● **What is needed**:
Retype each line exactly. Skip images.

** start of Given data **

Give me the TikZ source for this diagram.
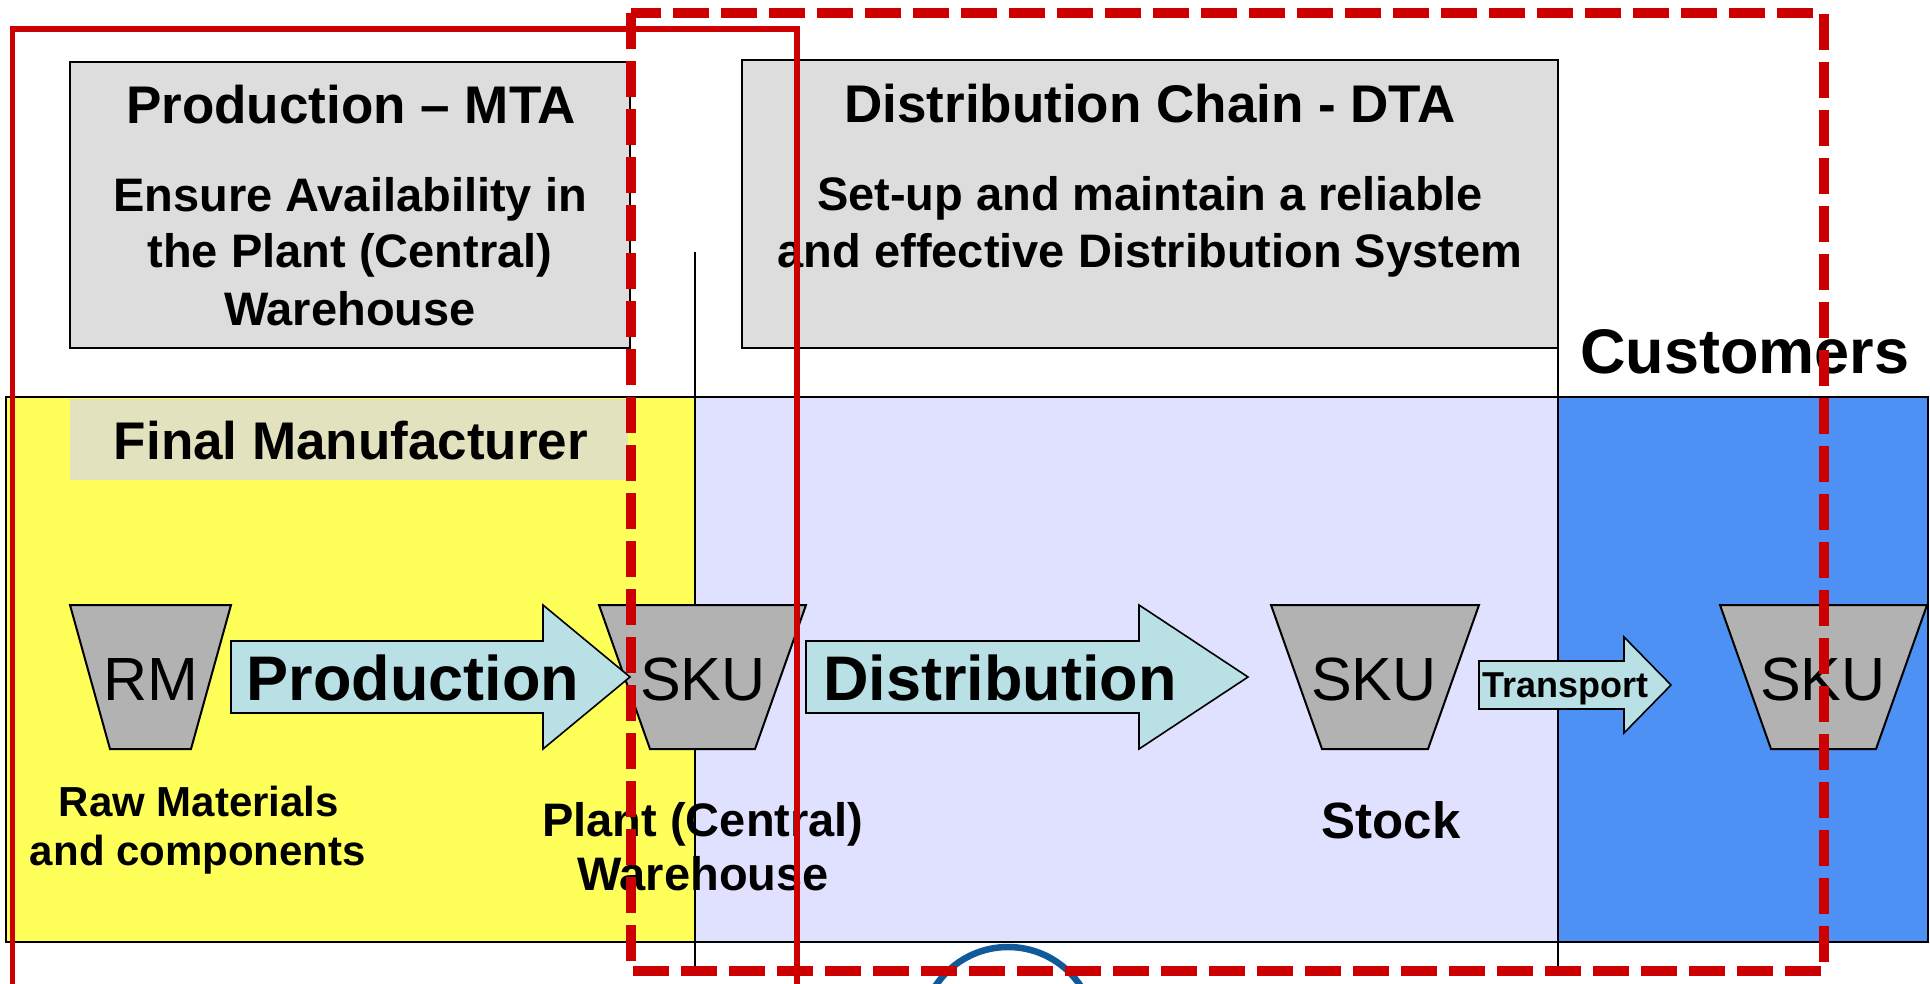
\documentclass[tikz,border=0pt]{standalone}
\usepackage{fontspec}
\setmainfont{Liberation Sans}
\definecolor{boxgray}{RGB}{221,221,221}
\definecolor{mfgyellow}{RGB}{255,255,90}
\definecolor{distlav}{RGB}{224,224,255}
\definecolor{custblue}{RGB}{77,145,245}
\definecolor{fmgray}{RGB}{226,226,190}
\definecolor{arrowcyan}{RGB}{185,224,228}
\definecolor{skugray}{RGB}{178,178,178}
\definecolor{scopered}{RGB}{204,0,0}
\definecolor{ringblue}{RGB}{16,90,156}
\newcommand\fsz[1]{\fontsize{#1}{#1}\selectfont}
\tikzset{
  titlebox/.style={draw=black, line width=2.5pt, fill=boxgray},
  band/.style={draw=black, line width=2pt},
  sepline/.style={draw=black, line width=1.6pt},
  funnel/.style={draw=black, line width=2pt, fill=skugray, line join=miter},
  blockarrow/.style={draw=black, line width=1.6pt, fill=arrowcyan, line join=miter},
  lbl/.style={inner sep=0pt, anchor=base},
  headtxt/.style={lbl, font=\fsz{53}\bfseries},
  subtxt/.style={lbl, font=\fsz{47}\bfseries},
  stocktxt/.style={lbl, font=\fsz{61}},
  flowtxt/.style={lbl, font=\fsz{63}\bfseries},
  scopesolid/.style={draw=scopered, line width=5.5pt},
  scopedash/.style={draw=scopered, line width=10pt, dash pattern=on 36pt off 12pt}
}
\begin{document}
\begin{tikzpicture}[x=1pt,y=-1pt]
\useasboundingbox (0,0) rectangle (1930,984);
\fill[white] (0,0) rectangle (1930,984);

% responsibility boxes
\draw[titlebox] (70,62) rectangle (630,348);
\draw[titlebox] (742,60) rectangle (1558,348);

% supply-chain band
\draw[band, fill=mfgyellow] (6,397) rectangle (695,942);
\draw[band, fill=distlav] (695,397) rectangle (1558,942);
\draw[band, fill=custblue] (1558,397) rectangle (1928,942);
\fill[fmgray] (70,399) rectangle (628,480);

% stage separators
\coordinate (sepAtop) at (695,252);
\coordinate (sepAbot) at (695,967);
\coordinate (sepBtop) at (1558,234);
\coordinate (sepBbot) at (1558,967);
\draw[sepline] (sepAtop) -- (sepAbot);
\draw[sepline] (sepBtop) -- (sepBbot);

% stock points
\draw[funnel] (70,605) -- (231,605) -- (191,749) -- (110,749) -- cycle;
\draw[funnel] (599,605) -- (806,605) -- (755,749) -- (650,749) -- cycle;
\draw[funnel] (1271,605) -- (1479,605) -- (1428,749) -- (1322,749) -- cycle;
\draw[funnel] (1720,605) -- (1927,605) -- (1876,749) -- (1771,749) -- cycle;

% flows
\draw[blockarrow] (231,641) -- (543,641) -- (543,605) -- (630,677) -- (543,749) -- (543,713) -- (231,713) -- cycle;
\draw[blockarrow] (806,641) -- (1139,641) -- (1139,605) -- (1248,677) -- (1139,749) -- (1139,713) -- (806,713) -- cycle;
\draw[blockarrow] (1479,661) -- (1624,661) -- (1624,637) -- (1671,685) -- (1624,733) -- (1624,709) -- (1479,709) -- cycle;

% box texts
\node[headtxt] (mtaT) at (351,124) {Production – MTA};
\node[subtxt] (mta1) at (350,212) {Ensure Availability in};
\node[subtxt] (mta2) at (350,268) {the Plant (Central)};
\node[subtxt] (mta3) at (350,326) {Warehouse};
\node[headtxt] (dtaT) at (1150,123) {Distribution Chain - DTA};
\node[subtxt] (dta1) at (1150,211) {Set-up and maintain a reliable};
\node[subtxt] (dta2) at (1150,268) {and effective Distribution System};
\node[lbl, font=\fsz{63}\bfseries] (cust) at (1745,373) {Customers};
\node[headtxt] (fm) at (351,459) {Final Manufacturer};

% stock point and flow texts
\node[stocktxt] (rm) at (151,700) {RM};
\node[stocktxt] (sku1) at (703,700) {SKU};
\node[stocktxt] (sku2) at (1374,700) {SKU};
\node[stocktxt] (sku3) at (1823,700) {SKU};
\node[flowtxt] (prod) at (413,700) {Production};
\node[flowtxt] (dist) at (1000,700) {Distribution};
\node[lbl, font=\fsz{36}\bfseries] (trans) at (1565,697) {Transport};

% captions
\node[lbl, font=\fsz{42}\bfseries] (raw1) at (199,816) {Raw Materials};
\node[lbl, font=\fsz{42}\bfseries] (raw2) at (198,865) {and components};
\node[subtxt] (pcw1) at (703,836) {Plant (Central)};
\node[subtxt] (pcw2) at (703,890) {Warehouse};
\node[lbl, font=\fsz{51}\bfseries] (stock) at (1391,838) {Stock};

% ring at the bottom edge
\begin{scope}
\clip (0,0) rectangle (1930,984);
\draw[ringblue, line width=6.5pt] (1008,1034) circle (87);
\end{scope}

% scope outlines
\draw[scopesolid] (12.5,29) rectangle (797,1000);
\draw[scopedash] (631,13) rectangle (1824,971);
\end{tikzpicture}
\end{document}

** end of Given data **

● **Expected answer**:
Give me the TikZ source for this diagram.
\documentclass[tikz,border=0pt]{standalone}
\usepackage{fontspec}
\setmainfont{Liberation Sans}
\definecolor{boxgray}{RGB}{221,221,221}
\definecolor{mfgyellow}{RGB}{255,255,90}
\definecolor{distlav}{RGB}{224,224,255}
\definecolor{custblue}{RGB}{77,145,245}
\definecolor{fmgray}{RGB}{226,226,190}
\definecolor{arrowcyan}{RGB}{185,224,228}
\definecolor{skugray}{RGB}{178,178,178}
\definecolor{scopered}{RGB}{204,0,0}
\definecolor{ringblue}{RGB}{16,90,156}
\newcommand\fsz[1]{\fontsize{#1}{#1}\selectfont}
\tikzset{
  titlebox/.style={draw=black, line width=2.5pt, fill=boxgray},
  band/.style={draw=black, line width=2pt},
  sepline/.style={draw=black, line width=1.6pt},
  funnel/.style={draw=black, line width=2pt, fill=skugray, line join=miter},
  blockarrow/.style={draw=black, line width=1.6pt, fill=arrowcyan, line join=miter},
  lbl/.style={inner sep=0pt, anchor=base},
  headtxt/.style={lbl, font=\fsz{53}\bfseries},
  subtxt/.style={lbl, font=\fsz{47}\bfseries},
  stocktxt/.style={lbl, font=\fsz{61}},
  flowtxt/.style={lbl, font=\fsz{63}\bfseries},
  scopesolid/.style={draw=scopered, line width=5.5pt},
  scopedash/.style={draw=scopered, line width=10pt, dash pattern=on 36pt off 12pt}
}
\begin{document}
\begin{tikzpicture}[x=1pt,y=-1pt]
\useasboundingbox (0,0) rectangle (1930,984);
\fill[white] (0,0) rectangle (1930,984);

% responsibility boxes
\draw[titlebox] (70,62) rectangle (630,348);
\draw[titlebox] (742,60) rectangle (1558,348);

% supply-chain band
\draw[band, fill=mfgyellow] (6,397) rectangle (695,942);
\draw[band, fill=distlav] (695,397) rectangle (1558,942);
\draw[band, fill=custblue] (1558,397) rectangle (1928,942);
\fill[fmgray] (70,399) rectangle (628,480);

% stage separators
\coordinate (sepAtop) at (695,252);
\coordinate (sepAbot) at (695,967);
\coordinate (sepBtop) at (1558,234);
\coordinate (sepBbot) at (1558,967);
\draw[sepline] (sepAtop) -- (sepAbot);
\draw[sepline] (sepBtop) -- (sepBbot);

% stock points
\draw[funnel] (70,605) -- (231,605) -- (191,749) -- (110,749) -- cycle;
\draw[funnel] (599,605) -- (806,605) -- (755,749) -- (650,749) -- cycle;
\draw[funnel] (1271,605) -- (1479,605) -- (1428,749) -- (1322,749) -- cycle;
\draw[funnel] (1720,605) -- (1927,605) -- (1876,749) -- (1771,749) -- cycle;

% flows
\draw[blockarrow] (231,641) -- (543,641) -- (543,605) -- (630,677) -- (543,749) -- (543,713) -- (231,713) -- cycle;
\draw[blockarrow] (806,641) -- (1139,641) -- (1139,605) -- (1248,677) -- (1139,749) -- (1139,713) -- (806,713) -- cycle;
\draw[blockarrow] (1479,661) -- (1624,661) -- (1624,637) -- (1671,685) -- (1624,733) -- (1624,709) -- (1479,709) -- cycle;

% box texts
\node[headtxt] (mtaT) at (351,124) {Production – MTA};
\node[subtxt] (mta1) at (350,212) {Ensure Availability in};
\node[subtxt] (mta2) at (350,268) {the Plant (Central)};
\node[subtxt] (mta3) at (350,326) {Warehouse};
\node[headtxt] (dtaT) at (1150,123) {Distribution Chain - DTA};
\node[subtxt] (dta1) at (1150,211) {Set-up and maintain a reliable};
\node[subtxt] (dta2) at (1150,268) {and effective Distribution System};
\node[lbl, font=\fsz{63}\bfseries] (cust) at (1745,373) {Customers};
\node[headtxt] (fm) at (351,459) {Final Manufacturer};

% stock point and flow texts
\node[stocktxt] (rm) at (151,700) {RM};
\node[stocktxt] (sku1) at (703,700) {SKU};
\node[stocktxt] (sku2) at (1374,700) {SKU};
\node[stocktxt] (sku3) at (1823,700) {SKU};
\node[flowtxt] (prod) at (413,700) {Production};
\node[flowtxt] (dist) at (1000,700) {Distribution};
\node[lbl, font=\fsz{36}\bfseries] (trans) at (1565,697) {Transport};

% captions
\node[lbl, font=\fsz{42}\bfseries] (raw1) at (199,816) {Raw Materials};
\node[lbl, font=\fsz{42}\bfseries] (raw2) at (198,865) {and components};
\node[subtxt] (pcw1) at (703,836) {Plant (Central)};
\node[subtxt] (pcw2) at (703,890) {Warehouse};
\node[lbl, font=\fsz{51}\bfseries] (stock) at (1391,838) {Stock};

% ring at the bottom edge
\begin{scope}
\clip (0,0) rectangle (1930,984);
\draw[ringblue, line width=6.5pt] (1008,1034) circle (87);
\end{scope}

% scope outlines
\draw[scopesolid] (12.5,29) rectangle (797,1000);
\draw[scopedash] (631,13) rectangle (1824,971);
\end{tikzpicture}
\end{document}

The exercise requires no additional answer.